# Looking to get a Mini Donkey soon



## Lisa-Ruff N Tuff Minis (May 8, 2004)

i know not much about them other then they are cute my only requirments are it is a gelding (or whatever the term is in donkeys) and younger i think? but i must be able to play with his ears anyone have any suggestions or tips....


----------



## Ashley (May 9, 2004)

Well my uncles donkeys are treated about the same as a horse. Except they dont get as much food. They get fat just looking at it I swear.

I havent really found a difference in temperment. Sometimes I swear his jack is one of the jennys until I look to see. They are all good havent had to deal with the mood swings in them like the horses can get.

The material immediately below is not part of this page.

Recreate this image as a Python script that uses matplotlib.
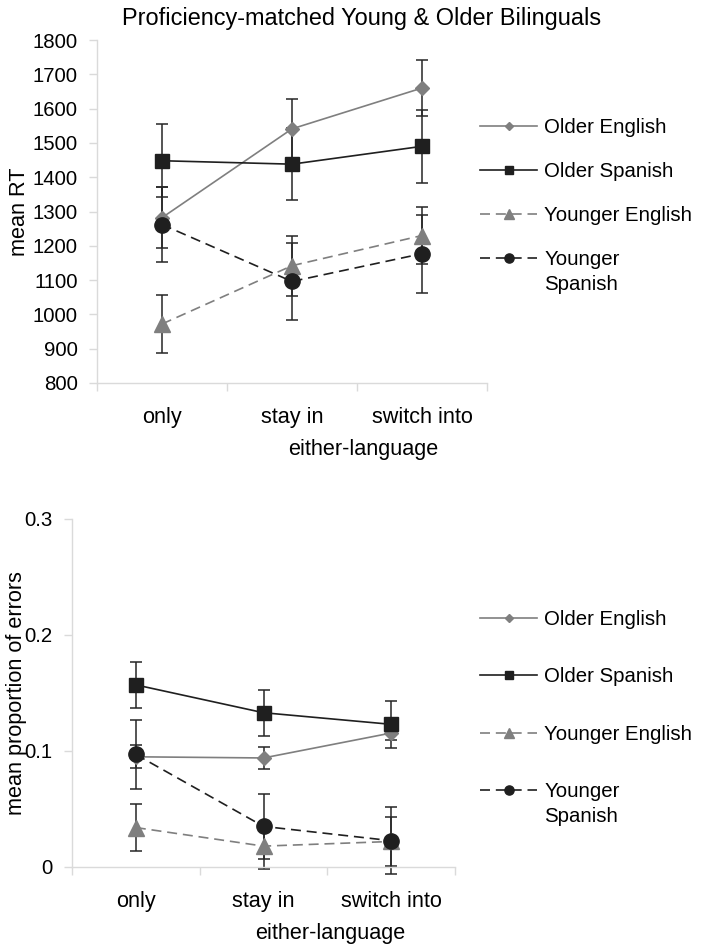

Now his jack has a tendancey to scare people. He i super friendly but his previous owners taught him that his butt being scratched was a good thing. So now when you go in there, he will come up to you and back up to you and just stand there until you scratch his butt. YOu move he follows and again puts his butt to you.

I have only ever been kicked once by them, and man that hurt and I wore a hoof print on my shoulder for a week or so. They kick high unlike a horse.


----------



## shminifancier (May 9, 2004)

I think donkeys shpow more affection then horses so..They want ALL the attention but that is not a bad thing at all but they sure have the kindest eyes and OH THAT LOOK they can give you.....You just melt~!


----------



## minimule (May 9, 2004)

Hey Lisa,

Welcome to the world of Long Ears!

Donkeys are very loyal animals. If you love them, they love you back 10 fold. My Jack is one of the sweetest animals on the place. He loves to have his ears rubbed. He also likes to have his cheeks scratched, either set, he doens't care!






Donkeys are a whole different animal. They are not stubborn as most think but are actually thinkers. If they don't think it is safe they are NOT going to do it. No matter how much you try to persuade them.

Mine is a fantastic driving machine. He loves to go. Getting him to stop is another thing all together.





I know Tony has a jack on his sale page. He could always become a gelding



. I am going to be making a trip to Tony's place probably within the next 2-3 weeks. I could always bring him closer to you.

There is also a friend of mine that has a 33" spotted jack that could be a gelding. If you want more info, let me know.


----------



## Patti_B (May 10, 2004)

Lisa,

You will love having a donkey. I have no idea what the jenny's are like but I adore my jack. Right now my neighbors are ready to string him up but it will pass. Mares are in heat and he talks to them all the time. You can hear him up to 1/4 mile away!

How about a mini mule??!! (hint, hint)





Patti Bishop.


----------



## NorthStar (May 11, 2004)

Hi Lisa,

I own two little jennies, and they are so dear. Just the kindest animals. You would never be able to tell when they are in heat, by their personalities. (Unlike some of my mares!) A friend of mine has both genders, and I like them all. One of her jacks got pretty over-protective with the girls, but with a gelded boy you would not have that problem. Buy whoever you fall in love with, and don't let gender (or age) worry you. Enjoy!


----------



## MeadowRidge Farm (May 12, 2004)

Lisa, you will LOVE having a donkey and those long ears to scratch,



and pet! I have a jack, 2 jennys, and my hinny...they are are SUPER affecinate



and LOVE all the attention theycan get. I think they have much more of a personality then my horses do,



and besides that...you cant help but fall in love with those ears!



Hope you get one soon, and post a pic...kind of like with minis, you CANT just have one!



Corinne


----------



## crponies (May 13, 2004)

Lisa, I met a woman last summer from your area that has a mini donkey. She is part of a club down there. I have her address somewhere. I could try to find it for you if you are interested.


----------



## Jana (May 20, 2004)

Hey Lisa there is a guy just down the road that raises them they are so sweet and so cute.

Jana


----------